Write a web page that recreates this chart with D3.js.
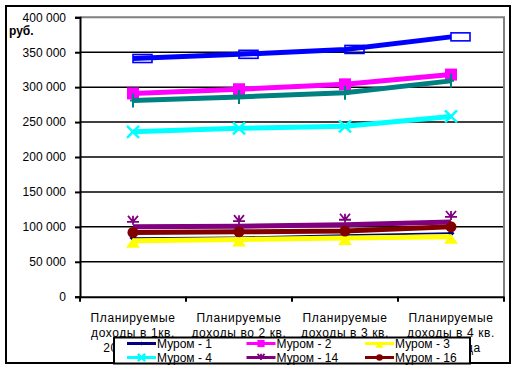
<!DOCTYPE html>
<html><head><meta charset="utf-8">
<script src="https://cdn.jsdelivr.net/npm/d3@7"></script>
<style>
body{margin:0;background:#fff;}
text{font-family:"Liberation Sans",Arial,sans-serif;}
</style></head>
<body><svg id="c" width="515" height="369"></svg>
<script>
const categories = [
  ["Планируемые","доходы в 1кв.","2012 года"],
  ["Планируемые","доходы во 2 кв.","2012 года"],
  ["Планируемые","доходы в 3 кв.","2012 года"],
  ["Планируемые","доходы в 4 кв.","2012 года"]
];
const yTicks = [0,50000,100000,150000,200000,250000,300000,350000,400000];
const murom1  = [84000, 85000, 88000, 91000];
const murom2  = [291000, 297000, 304000, 318000];
const murom3  = [80000, 82000, 84000, 86000];
const murom4  = [236000, 241000, 244000, 258000];
const murom14 = [100000, 101000, 103000, 107000];
const murom16 = [92000, 93000, 94000, 100000];
const muromA  = [341000, 347000, 354000, 372000];
const muromB  = [281000, 286000, 292000, 309000];

const series = [
  {name:"Муром - 1", values:murom1, color:"#000080", w:1.8, marker:"diamond", legend:true},
  {name:"Муром - 2", values:murom2, color:"#FF00FF", w:5, marker:"square", legend:true},
  {name:"Муром - 3", values:murom3, color:"#FFFF00", w:5, marker:"triangle", legend:true},
  {name:"Муром - 4", values:murom4, color:"#00FFFF", w:5, marker:"x", legend:true},
  {name:"Муром - A", values:muromA, color:"#0000FF", w:5, marker:"openrect", legend:false},
  {name:"Муром - B", values:muromB, color:"#008080", w:5, marker:"plus", legend:false},
  {name:"Муром - 14", values:murom14, color:"#800080", w:5, marker:"star", legend:true},
  {name:"Муром - 16", values:murom16, color:"#800000", w:5, marker:"circle", legend:true}
];

const svg = d3.select("#c");
const L=80, R=504, T=17.3, B=296.7;
const x = d3.scaleBand().domain(d3.range(categories.length)).range([L,R]);
const y = d3.scaleLinear().domain([0,400000]).range([B,T]);
const cx = i => x(i) + x.bandwidth()/2;

svg.append("rect").attr("x",6).attr("y",6).attr("width",504).attr("height",357)
  .attr("fill","none").attr("stroke","#000").attr("stroke-width",2);

svg.append("g").selectAll("line").data(yTicks.filter(v=>v>0 && v<400000)).join("line")
  .attr("x1",L).attr("x2",R).attr("y1",d=>y(d)).attr("y2",d=>y(d))
  .attr("stroke","#000").attr("stroke-width",1.5);
svg.append("path").attr("d",`M${L},${y(400000)}H${R}V${B}`).attr("fill","none")
  .attr("stroke","#808080").attr("stroke-width",2);

const fmt = v => d3.format(",")(v).replace(/,/g," ");
const ya = svg.append("g").attr("transform",`translate(${L},0)`)
  .call(d3.axisLeft(y).tickValues(yTicks).tickFormat(fmt).tickSize(5).tickPadding(9));
ya.select(".domain").attr("stroke","#000").attr("stroke-width",2);
ya.selectAll(".tick line").attr("stroke","#000").attr("stroke-width",2);
ya.selectAll("text").attr("font-size",12).attr("fill","#000")
  .attr("font-family","Liberation Sans, Arial, sans-serif");

const xa = svg.append("g").attr("transform",`translate(0,${B})`)
  .call(d3.axisBottom(x).tickSize(0).tickFormat(""));
xa.select(".domain").attr("stroke","#000").attr("stroke-width",2);
svg.append("g").selectAll("line").data(d3.range(categories.length+1)).join("line")
  .attr("x1",i=> i<categories.length ? x(i) : R).attr("x2",i=> i<categories.length ? x(i) : R)
  .attr("y1",B).attr("y2",B+5).attr("stroke","#000").attr("stroke-width",2);
categories.forEach((c,i)=>{
  const t = svg.append("text").attr("x",cx(i)).attr("y",322).attr("text-anchor","middle")
    .attr("font-size",12).attr("fill","#000").attr("letter-spacing","0.6px");
  c.forEach((s,j)=> t.append("tspan").attr("x",cx(i)).attr("dy", j===0?0:15).text(s));
});

svg.append("text").attr("x",9).attr("y",35).attr("font-size",12).attr("font-weight","bold")
  .attr("fill","#000").text("руб.");

function drawMarker(g, type, px, py, color, s){
  s = s||1;
  if(type==="square") g.append("rect").attr("x",px-6*s).attr("y",py-6*s).attr("width",12*s).attr("height",12*s).attr("fill",color);
  else if(type==="diamond") g.append("path").attr("d",`M${px},${py-3.5*s}L${px+3.5*s},${py}L${px},${py+3.5*s}L${px-3.5*s},${py}Z`).attr("fill",color);
  else if(type==="triangle") g.append("path").attr("d",`M${px},${py-3*s}L${px+7*s},${py+7*s}L${px-7*s},${py+7*s}Z`).attr("fill",color);
  else if(type==="x") g.append("path").attr("d",`M${px-6*s},${py-6*s}L${px+6*s},${py+6*s}M${px+6*s},${py-6*s}L${px-6*s},${py+6*s}`).attr("fill","none").attr("stroke",color).attr("stroke-width",2.5);
  else if(type==="plus") g.append("path").attr("d",`M${px},${py-7*s}V${py+7*s}M${px-3*s},${py}H${px+3*s}`).attr("fill","none").attr("stroke",color).attr("stroke-width",2);
  else if(type==="openrect") g.append("rect").attr("x",px).attr("y",py-4*s).attr("width",19*s).attr("height",8*s).attr("fill","none").attr("stroke",color).attr("stroke-width",1.6);
  else if(type==="star") g.append("path").attr("d",`M${px},${py-11*s}V${py-2*s}M${px-5*s},${py-11*s}L${px},${py-5*s}L${px+5*s},${py-11*s}M${px-6*s},${py-5*s}L${px+6*s},${py-5*s}`).attr("fill","none").attr("stroke",color).attr("stroke-width",1.8);
  else if(type==="circle") g.append("circle").attr("cx",px).attr("cy",py).attr("r",5.5*s).attr("fill",color);
}

const line = d3.line().x((d,i)=>cx(i)).y(d=>y(d));
series.forEach(s=>{
  const g = svg.append("g");
  g.append("path").attr("d",line(s.values)).attr("fill","none").attr("stroke",s.color)
    .attr("stroke-width",s.w).attr("stroke-linejoin","round");
  s.values.forEach((v,i)=>drawMarker(g,s.marker,cx(i),y(v),s.color));
});

const lg = svg.append("g");
lg.append("rect").attr("x",114).attr("y",337.5).attr("width",356).attr("height",26)
  .attr("fill","#fff").attr("stroke","#000").attr("stroke-width",2);
const legItems = series.filter(s=>s.legend);
const colX = [127, 246.5, 365];
legItems.forEach((s,k)=>{
  const col = k%3, row = Math.floor(k/3);
  const lx = colX[col], ly = 343.5 + row*14;
  lg.append("line").attr("x1",lx).attr("x2",lx+29).attr("y1",ly).attr("y2",ly)
    .attr("stroke",s.color).attr("stroke-width",3);
  const ms = s.marker==="star" ? 0.7 : 0.6;
  drawMarker(lg, s.marker, lx+14.5, s.marker==="star" ? ly+4 : ly, s.color, ms);
  lg.append("text").attr("x",lx+30).attr("y",ly+4.5).attr("font-size",12).attr("fill","#000").text(s.name);
});
</script></body></html>
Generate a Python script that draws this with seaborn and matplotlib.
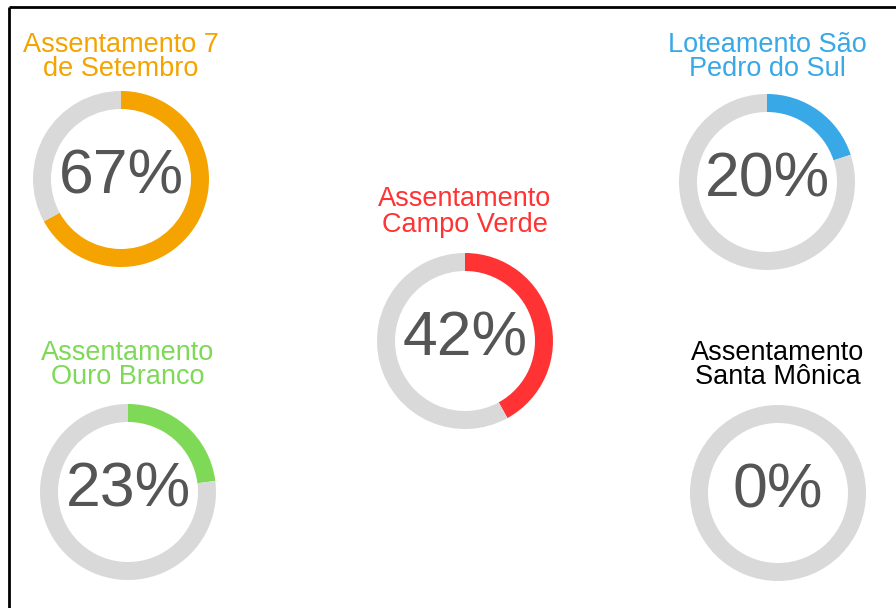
import matplotlib
matplotlib.use('Agg')
import seaborn as sns
import matplotlib.pyplot as plt

# data
names = ['Assentamento 7\nde Setembro', 'Loteamento São\nPedro do Sul',
         'Assentamento\nCampo Verde', 'Assentamento\nOuro Branco',
         'Assentamento\nSanta Mônica']
percents = [67, 20, 42, 23, 0]
colors = ['#F4A300', '#38A8E6', '#FF3333', '#7ED957', '#D9D9D9']
label_colors = ['#F4A300', '#38A8E6', '#FF3333', '#7ED957', '#000000']

# layout (pixels, origin top-left)
W, H = 896, 608
centers = [(121, 179), (767, 182), (465, 341), (128, 492), (778, 493)]
title_y = [57, 57, 212, 365, 365]
RADIUS = 88
RING = 18

sns.set_theme(style='white')
plt.rcParams['font.family'] = ['Liberation Sans', 'DejaVu Sans']

fig = plt.figure(figsize=(W / 100, H / 100), dpi=100)
ax = fig.add_axes([0, 0, 1, 1])

for name, pct, col, lcol, (cx, cy), ty in zip(names, percents, colors,
                                               label_colors, centers, title_y):
    ax.pie([pct, 100 - pct], colors=[col, '#D9D9D9'], radius=RADIUS,
           center=(cx, H - cy), startangle=90, counterclock=False,
           wedgeprops=dict(width=RING, linewidth=0), frame=True)
    ax.text(cx, H - cy + 2, f'{pct}%', ha='center', va='center',
            fontsize=45, color='#555555')
    ax.text(cx, H - ty, name, ha='center', va='center', fontsize=19.5,
            color=lcol, linespacing=0.95)

ax.set_xlim(0, W)
ax.set_ylim(0, H)
ax.set_aspect('equal')
ax.axis('off')

# frame lines
ax.plot([9, 9], [0, H - 7], color='black', lw=2, solid_capstyle='butt')
ax.plot([9, W], [H - 7, H - 7], color='black', lw=2, solid_capstyle='butt')

fig.savefig('out.png', dpi=100)
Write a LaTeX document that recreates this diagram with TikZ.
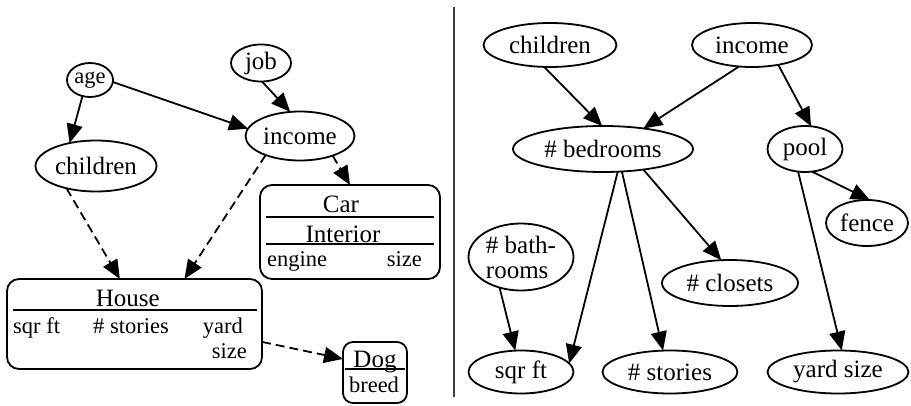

----

=== What is expected ===
Word for word, repeat the lines above from the one with "Generate a Python" through the one with "import matplotlib.pyplot as plt", and nothing beyond them. Omit the pictures.

=== Worked answer ===
Generate a Python script that draws this with seaborn and matplotlib.
import matplotlib
matplotlib.use('Agg')
import seaborn as sns
import matplotlib.pyplot as plt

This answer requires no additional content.